Patients with localised prostate cancer have a good chance of survival, but mortality rates among those with advanced, metastatic forms of the condition remain high. Until now, the precise mechanism behind the spread of the tumour has not been fully explained. But an international research team headed by MedUni Vienna has succeeded in decoding the underlying cellular signal pathway and has carried out research using a common diabetes medication that could provide a new treatment option. The study has been published in the prestigious journal Molecular Cancer.
Using a complex mouse model, the research team under Lukas Kenner (MedUni Vienna Department of Pathology, and Department of Laboratory Animal Pathology at Vetmeduni Vienna) examined prostate cancer cells and identified the key factors in the regulation of tumour cell growth and the way they interact with each other. The protein signal transducer and activator of transcription 3 (STAT3) plays the leading role. Its activation by another protein called interleukin 6 (IL6) has been a focus for cancer researchers in connection with tumour progression for some time now.
“Interestingly, our study showed for the first time that permanent activation of STAT3 prevents the development of prostate cancer as well as the development and spread of metastases. Conversely, we discovered that the loss of the signal pathway between STAT3 and IL6 in the prostate can lead to massive tumour growth and metastasis, which significantly increases the aggressiveness of the cancer and the mortality rate,” explained principal investigator Lukas Kenner, summarising the core findings.
In the course of the study, the researchers also found that activation of STAT3 in the prostate leads to increased levels of cell components (LKB1/pAMPK) that are responsible for the regulation of glucose metabolism and are linked to type 2 diabetes mellitus. The proteins LKB1/pAMPK block certain cancer molecules (mTOR and CREB) and as a result also stop the tumour growing.

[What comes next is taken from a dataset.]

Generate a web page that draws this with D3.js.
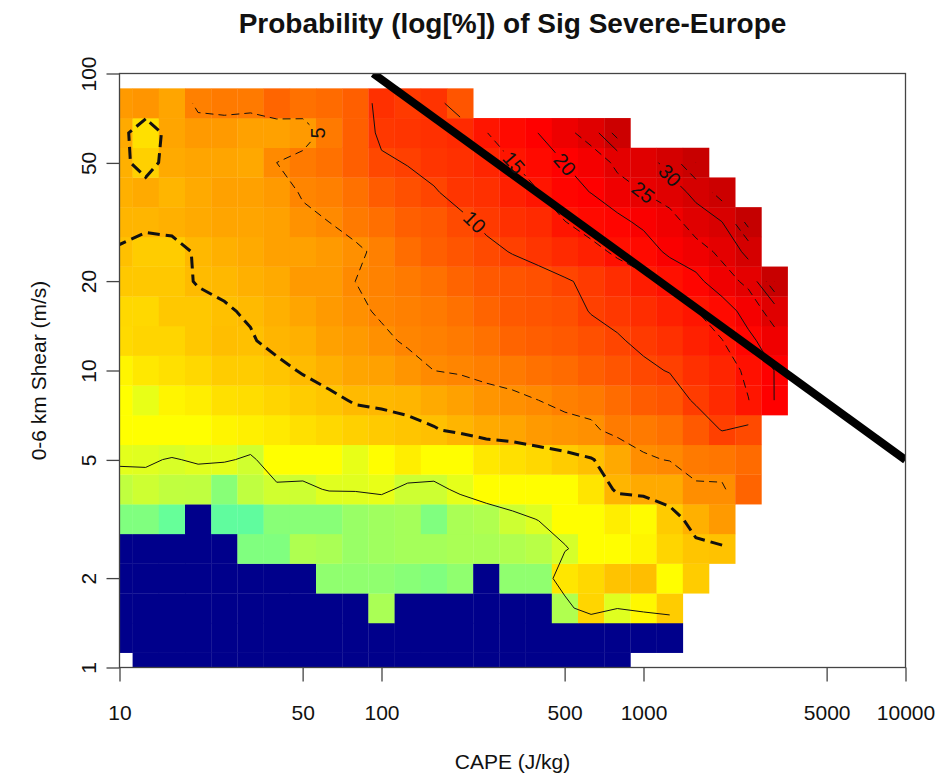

“In light of this finding, we used a common diabetes drug in our research,” said Kenner. Kenner and his team discovered that the active ingredient metformin, which is used in the treatment of type 2 diabetes to regulate glucose levels, can significantly slow the progression of STAT3-positive prostate cancer, a condition with a metabolism that is very similar to type 2 diabetes. “As metformin is already available, our research findings could be useful in developing new treatment options for patients with STAT3-positive prostate cancer in the foreseeable future,” Kenner pointed out, looking ahead to further research into the newly discovered approach.